Col quarto motivo di ricorso si lamenta, ai sensi dell’art. 360, primo comma, n. 3) e n. 5), cod. proc. civ., violazione e falsa applicazione dell’art. 112 cod. proc. civ. e dell’art. 97 della legge n. 633 del 1941 ed omessa ed insufficiente motivazione su di un punto decisivo della controversia. 
Il ricorrente richiama l’art. 97, secondo comma, della legge n. 633 del 1941, per il quale l’immagine della persona non può essere esposta o messa in commercio quando da tale evento derivi pregiudizio all’onore o al decoro della medesima.

 Il C. dichiara di aver chiesto alla Corte d’appello di pronunciarsi sull’illegittimità della diffusione della sua immagine, in quanto inserita in un contesto che gli è estraneo. Anche considerando il gay pride un evento di rilevanza pubblica, è noto che in manifestazioni del genere i partecipanti sono soliti esibire i loro costumi sessuali in modo plateale e volutamente esagerato; la ripresa televisiva oggetto di causa, pertanto, avrebbe collocato abusivamente l’immagine del ricorrente in un contesto che esprime un costume ed un’identità che a lui non appartengono; su tale aspetto della vicenda il giudice di merito avrebbe completamente omesso di pronunciarsi. 

Per gli ermellini il motivo non è fondato, la  Corte d’appello non è affatto incorsa in un’omissione, avendo nella sostanza affrontato il problema posto dal ricorrente. 
Un interesse pubblico alla divulgazione dell’immagine (art. 97, primo comma, cit.) non esclude che tale diffusione possa essere ugualmente lesiva dell’onore e del decoro della persona (art. 97, secondo comma) e dare luogo ad una pretesa risarcitoria. Nel caso esaminato, la sentenza motiva, con un accertamento di fatto non più sindacabile in sede di Cassazione,  che al limite il C. sarebbe stato ripreso per brevissimo tempo in mezzo ad una folla anonima di passeggeri, la quale faceva solo da «generico sfondo» del contestato servizio televisivo.
 “È rimasto del tutto indimostrato ... che la ripresa televisiva ove pure abbia avuto per destinatario anche il ricorrente - sia avvenuta con modalità lesive della sua dignità e/o sia stata associata ad un evento e ad un costume sessuale a lui estraneo”. 
Un evento come il gay pride, unitamente al costume sessuale che esso rappresenta, è in sé del tutto lecito e privo di qualsivoglia profilo di intrinseca negatività, come invece sembra adombrare il ricorrente, sia pure tra le righe dell’odierna impugnazione, laddove evoca l’onore ed il decoro della persona.” 
Fa osservare la Corte che se il C. avesse preso parte attivamente alla manifestazione - nel senso che anch’egli era fra coloro i quali stavano partendo per Roma - non potrebbe comunque dolersi della ripresa televisiva. Se, invece, egli si trovava casualmente all’interno della stazione di Milano, senza alcun contatto con i manifestanti, l’eventuale ripresa televisiva non potrebbe danneggiarlo, non essendo inequivocabilmente collegabile la sua presenza fisica con la partecipazione al gay pride. 

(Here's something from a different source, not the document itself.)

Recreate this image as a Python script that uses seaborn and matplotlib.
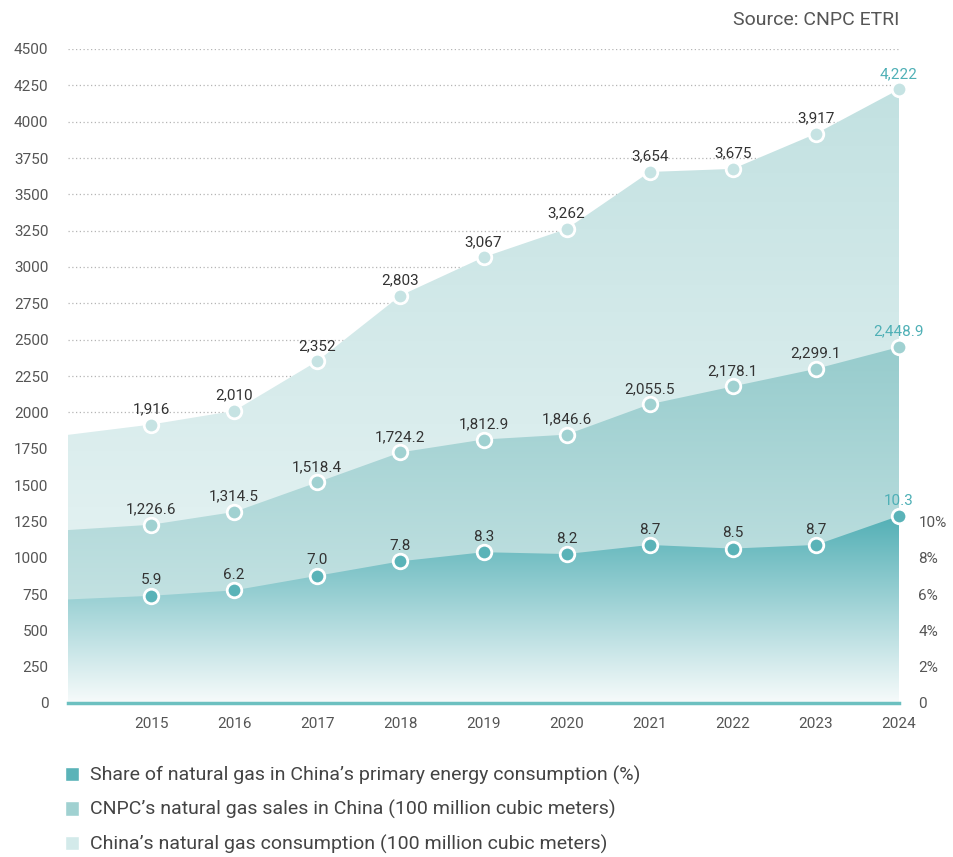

Il concetto di riservatezza - inteso come tutela del diritto a non vedere indebitamente diffusa la propria immagine - non può porsi nell’ambito di una stazione ferroviaria negli stessi termini in cui si pone in un contesto privato. Chi si reca in una stazione, anche solo di passaggio, o per prendere un treno o per svolgere proprie incombenze private deve accettare il rischio di poter essere astrattamente individuato nella folla dei passeggeri”.
Per la Corte non sussistono quindi gli estremi idonei a giustificare, ai sensi dell’art. 97, secondo comma, della legge n. 633 del 1941, una pretesa risarcitoria. 

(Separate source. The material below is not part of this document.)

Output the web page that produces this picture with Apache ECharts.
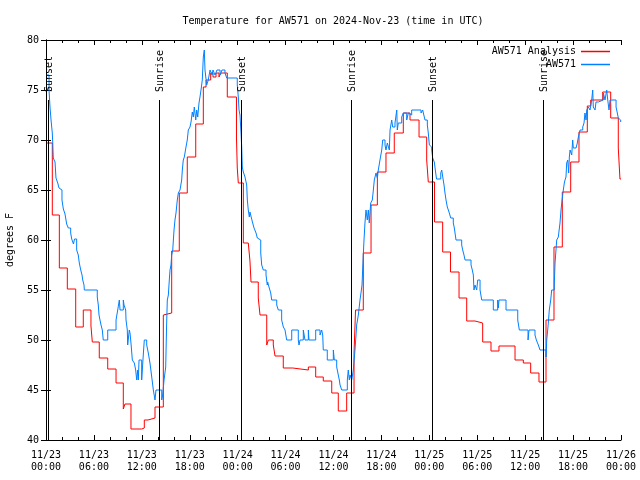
<!DOCTYPE html>
<html>
<head>
<meta charset="utf-8">
<script src="https://cdn.jsdelivr.net/npm/echarts@6/dist/echarts.min.js"></script>
<style>html,body{margin:0;padding:0;background:#fff}#c{width:640px;height:480px}</style>
</head>
<body>
<div id="c"></div>
<script>
// Hours since 2024-11-23 00:00 UTC
const xTickDates = ['11/23','11/23','11/23','11/23','11/24','11/24','11/24','11/24','11/25','11/25','11/25','11/25','11/26'];
const xTickTimes = ['00:00','06:00','12:00','18:00','00:00','06:00','12:00','18:00','00:00','06:00','12:00','18:00','00:00'];

const analysisHours = [0.08,0.79,1.67,2.67,3.72,4.67,5.63,5.80,6.67,7.73,8.77,9.68,9.89,10.64,11.98,12.31,12.77,13.65,14.69,14.90,15.74,16.69,17.69,18.75,19.70,20.04,20.62,20.91,21.29,21.66,21.91,22.70,23.85,23.95,24.08,24.71,25.33,25.54,25.67,26.58,26.80,27.64,27.84,28.46,28.68,29.71,30.89,32.85,33.77,34.72,35.78,36.60,37.65,38.57,38.76,39.73,40.70,41.49,42.57,43.61,44.74,45.58,46.71,47.67,47.87,48.65,49.67,50.65,51.72,52.68,53.72,54.68,55.72,56.72,58.73,59.77,60.69,61.73,62.61,63.61,64.65,65.70,66.74,67.78,68.21,69.71,70.71,71.66,71.87,72.0];
const analysisTemps = [69.7,62.5,57.2,55.1,51.3,53.0,51.4,49.8,48.2,47.1,45.7,43.1,43.6,41.1,41.2,42.0,42.2,43.3,52.5,52.7,58.9,64.7,68.3,71.6,75.3,76.0,76.7,76.3,76.7,76.3,76.7,74.3,70.2,67.2,65.7,59.7,59.8,57.9,55.8,54.2,52.5,49.5,50.0,49.5,48.4,47.2,47.0,47.3,46.3,45.9,44.7,42.9,44.7,48.7,53.0,58.7,63.5,66.8,68.7,70.7,72.7,72.0,70.3,68.0,65.8,61.8,58.8,56.8,54.2,51.9,51.7,49.8,48.9,49.4,48.0,47.7,46.7,45.8,52.0,59.3,64.8,67.8,70.8,73.4,74.0,74.8,72.2,69.2,66.1,66.1];

const obsHours = [0.09,0.38,0.50,0.63,0.79,0.84,0.91,1.13,1.25,1.47,1.63,1.84,2.00,2.17,2.38,2.59,2.79,3.09,3.22,3.44,3.57,3.84,4.04,4.17,4.35,4.51,4.60,4.76,4.80,6.42,6.55,6.64,6.76,6.89,7.05,7.17,7.73,8.77,8.98,9.18,9.27,9.68,9.77,9.98,10.02,10.18,10.23,10.43,10.52,10.64,10.81,11.06,11.23,11.36,11.48,11.56,11.65,11.98,12.18,12.31,12.61,12.81,13.02,13.24,13.44,13.65,13.77,14.49,14.61,14.78,14.99,15.06,15.11,15.19,15.32,15.44,15.53,15.65,15.74,15.87,16.03,16.15,16.28,16.44,16.57,16.78,16.99,17.07,17.19,17.32,17.53,17.69,17.82,18.03,18.16,18.32,18.45,18.57,18.75,18.87,19.00,19.16,19.28,19.41,19.57,19.70,19.82,19.91,20.12,20.32,20.54,20.79,20.91,21.16,21.41,21.79,22.04,22.41,22.63,23.95,24.08,24.17,24.29,24.42,24.51,24.58,24.71,24.92,25.13,25.21,25.33,25.46,25.54,25.63,25.88,26.05,26.30,26.46,26.61,26.89,27.01,27.21,27.55,27.71,27.76,27.92,28.14,28.26,28.89,29.09,29.51,29.72,29.93,30.14,30.77,31.59,31.68,31.81,32.22,32.43,32.85,32.93,33.77,34.31,34.52,34.65,34.72,35.22,35.98,36.10,36.40,36.60,36.73,36.82,37.03,37.73,37.85,37.98,38.07,38.28,38.48,38.69,38.82,38.90,39.11,39.32,39.44,39.57,39.73,39.82,39.94,40.07,40.23,40.36,40.48,40.66,40.86,40.99,41.11,41.32,41.49,41.61,41.82,42.04,42.16,42.45,42.57,42.74,42.99,43.08,43.29,43.41,43.70,43.92,43.99,44.11,44.54,44.74,45.17,45.37,45.58,45.79,46.96,47.17,47.25,47.46,47.75,47.87,48.00,48.17,48.30,48.42,48.62,48.75,48.90,49.43,49.55,49.68,49.84,49.96,50.09,50.25,50.38,50.50,50.68,51.00,51.13,51.34,52.05,52.18,52.34,52.47,53.22,53.38,53.51,53.59,53.72,53.93,54.06,54.35,54.56,56.01,56.56,56.64,56.72,57.60,59.07,59.27,60.36,60.48,61.23,61.40,61.65,61.86,62.61,62.70,62.82,62.90,63.02,63.20,63.32,63.65,63.74,63.86,63.95,64.15,64.36,64.49,64.62,64.78,64.90,64.99,65.11,65.20,65.33,65.45,65.53,65.62,65.83,65.95,66.03,66.37,66.53,66.66,66.87,67.21,67.37,67.49,67.62,67.71,67.91,68.12,68.33,68.46,68.53,68.75,68.87,69.16,69.79,70.00,70.21,70.34,70.50,70.63,71.38,71.54,71.66,71.79,71.96,72.0];
const obsTemps = [76.5,75.0,73.3,72.0,70.7,69.8,68.2,67.8,66.2,65.7,65.2,65.0,64.0,63.1,62.6,61.6,61.2,60.7,60.1,59.6,60.1,59.0,58.5,57.7,57.0,56.5,56.0,55.5,55.0,54.3,53.5,52.5,52.0,51.5,51.0,50.0,51.0,52.0,53.0,54.0,53.0,54.0,53.5,53.0,52.0,51.0,49.5,51.0,50.7,49.7,48.0,47.7,47.0,46.0,47.0,46.0,48.0,46.0,48.5,50.0,49.5,48.7,47.7,46.3,45.0,44.0,45.0,44.0,44.5,46.0,47.3,50.0,51.7,54.0,54.5,56.0,57.0,57.5,58.5,59.0,61.0,62.0,62.7,64.0,64.7,65.0,66.0,67.0,68.0,68.3,69.3,70.0,71.0,71.3,71.8,72.8,72.3,73.3,72.0,73.0,72.3,73.7,74.3,75.0,76.0,78.3,79.0,77.0,75.5,76.0,77.0,76.5,77.0,76.5,77.0,76.5,77.0,76.7,76.2,75.5,74.3,73.0,72.5,70.7,69.2,67.3,66.8,66.3,65.5,64.0,63.0,62.3,62.8,62.5,61.7,61.2,60.7,60.2,60.0,58.7,57.5,57.0,56.5,55.5,55.8,55.3,54.7,54.0,53.5,53.0,52.0,51.3,51.0,50.0,51.0,50.0,49.5,50.0,51.0,50.0,51.0,50.0,51.0,50.5,51.0,50.5,49.0,48.0,49.0,48.0,47.3,46.5,46.0,45.5,45.0,46.0,47.0,46.0,46.5,46.0,47.0,49.0,50.5,51.5,52.5,54.0,54.7,55.5,58.5,60.0,61.7,63.0,62.0,63.0,61.7,63.7,64.0,65.0,66.0,66.7,66.2,67.0,68.0,69.0,70.0,69.5,69.0,69.7,69.0,71.0,72.0,71.3,71.7,73.0,71.0,71.7,72.3,72.7,72.0,72.7,72.5,73.0,72.7,73.0,72.7,72.0,71.5,70.7,69.5,69.3,69.0,68.2,67.8,67.0,66.1,66.7,67.0,66.3,65.5,64.7,64.0,63.3,63.0,62.7,62.2,61.7,61.2,60.0,59.5,59.0,58.5,58.0,57.5,57.0,56.5,55.0,55.5,55.0,56.0,55.0,54.0,53.0,54.0,53.2,54.0,53.0,52.0,51.0,50.0,51.0,50.5,50.0,49.5,49.0,48.3,50.0,51.0,51.7,53.0,54.0,55.0,55.7,57.7,59.0,60.0,60.3,61.7,63.0,64.0,65.0,65.7,66.0,66.3,67.7,68.0,66.7,68.3,69.0,68.5,70.0,69.2,69.0,69.7,70.3,71.0,71.3,71.7,72.7,72.0,73.0,73.3,73.0,74.0,75.0,73.3,73.0,73.8,74.0,74.7,74.0,75.0,74.0,73.0,74.0,73.3,72.7,72.2,72.0,71.8,71.8];

const sunHours = [0.25,14.19,24.38,38.19,48.30,62.27];
const sunLabels = ['Sunset','Sunrise','Sunset','Sunrise','Sunset','Sunrise'];

const FONT = '"DejaVu Sans Mono", "Liberation Mono", monospace';
const chart = echarts.init(document.getElementById('c'), null, {renderer: 'canvas'});

const xCommon = {type: 'value', min: 0, max: 72, interval: 6};
chart.setOption({
  animation: false,
  backgroundColor: '#ffffff',
  title: {
    text: 'Temperature for AW571 on 2024-Nov-23 (time in UTC)',
    left: 328, textAlign: 'center', top: 11,
    textStyle: {fontFamily: FONT, fontSize: 10, fontWeight: 'normal', color: '#000'}
  },
  legend: {
    orient: 'vertical', right: 25, top: 41, align: 'right',
    itemWidth: 29, itemHeight: 1.5, itemGap: 2, icon: 'rect',
    textStyle: {fontFamily: FONT, fontSize: 10, color: '#000', lineHeight: 11},
    data: ['AW571 Analysis', 'AW571']
  },
  grid: {left: 46, right: 19, top: 40, bottom: 40, containLabel: false, outerBoundsMode: 'none'},
  xAxis: [
    Object.assign({}, xCommon, {
      position: 'bottom',
      axisLine: {lineStyle: {color: '#000', width: 1}},
      axisTick: {inside: true, length: 5, lineStyle: {color: '#000'}},
      minorTick: {show: true, splitNumber: 3, length: 3, lineStyle: {color: '#000'}},
      splitLine: {show: false},
      axisLabel: {
        fontFamily: FONT, fontSize: 10, color: '#000', margin: 9, lineHeight: 12,
        formatter: v => { const i = Math.round(v / 6); return xTickDates[i] + '\n' + xTickTimes[i]; }
      }
    }),
    Object.assign({}, xCommon, {
      position: 'top',
      axisLine: {lineStyle: {color: '#000', width: 1}},
      axisTick: {inside: true, length: 5, lineStyle: {color: '#000'}},
      minorTick: {show: true, splitNumber: 3, length: 3, lineStyle: {color: '#000'}},
      splitLine: {show: false},
      axisLabel: {show: false}
    })
  ],
  yAxis: [
    {
      type: 'value', min: 40, max: 80, interval: 5, position: 'left',
      name: 'degrees F', nameLocation: 'middle', nameGap: 31, nameRotate: 90,
      nameTextStyle: {fontFamily: FONT, fontSize: 10, color: '#000'},
      axisLine: {show: true, lineStyle: {color: '#000', width: 1}},
      axisTick: {show: true, inside: true, length: 5, lineStyle: {color: '#000'}},
      splitLine: {show: false},
      axisLabel: {fontFamily: FONT, fontSize: 10, color: '#000', margin: 7}
    },
    {
      type: 'value', min: 40, max: 80, interval: 5, position: 'right',
      axisLine: {show: true, lineStyle: {color: '#000', width: 1}},
      axisTick: {show: true, inside: true, length: 5, lineStyle: {color: '#000'}},
      splitLine: {show: false},
      axisLabel: {show: false}
    }
  ],
  series: [
    {
      name: 'AW571 Analysis', type: 'line', step: 'end', showSymbol: false,
      color: '#ff0000', lineStyle: {width: 1, color: '#ff0000'}, z: 2,
      data: analysisHours.map((h, i) => [h, analysisTemps[i]])
    },
    {
      name: 'AW571', type: 'line', step: 'end', showSymbol: false,
      color: '#0080ff', lineStyle: {width: 1, color: '#0080ff'}, z: 3,
      data: obsHours.map((h, i) => [h, obsTemps[i]])
    },
    {
      name: 'sun', type: 'custom', z: 4, silent: true,
      data: sunHours.map(h => [h, 40]),
      renderItem: (params, api) => {
        const h = api.value(0);
        const p0 = api.coord([h, 40]);
        const p1 = api.coord([h, 74]);
        const x = Math.round(p0[0]) + 0.5;
        return {
          type: 'group',
          children: [
            {type: 'line', shape: {x1: x, y1: p0[1], x2: x, y2: p1[1]}, style: {stroke: '#000', lineWidth: 1}},
            {type: 'text', x: x + 1, y: p1[1] - 8, rotation: Math.PI / 2,
             style: {text: sunLabels[params.dataIndex], x: 0, y: 0, fill: '#000', font: '10px ' + FONT, align: 'left', verticalAlign: 'middle'}}
          ]
        };
      }
    }
  ]
});
</script>
</body>
</html>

L’esame del primo motivo di ricorso: rileva la parte ricorrente che l’art. 2712 cod. civ. dispone che le riproduzioni fotografiche e cinematografiche fanno piena prova di quanto rappresentato se colui contro il quale sono prodotte non ne disconosce la conformità ai fatti o alle cose medesime. La RAI, nel costituirsi in primo grado, non ha disconosciuto la conformità all’originale di quanto rappresentanto in foto, per cui, in assenza di specifiche contestazioni dirette a censurare la non conformità al vero delle prove documentali e fotografiche, sia la fotografia che la ripresa video farebbero, secondo il ricorrente, piena prova di quanto in esse rappresentato. 
Per la Corte  il motivo  riassunto può ritenersi assorbito dal rigetto dei precedenti: ogni discussione circa l’interpretazione dell’art. 2712 cod. civ. e le modalità del disconoscimento delle fotografie è superato dal riconoscimento della piena legittimità della diffusione dell’immagine
Il ricorso è stato così rigettato, con condanna della parte ricorrente alla rifusione delle spese del giudizio di legittimità; disponendo, in relazione alla pubblicazione della sentenza, l’oscuramento dei dati sensibili, a tutela della riservatezza del ricorrente.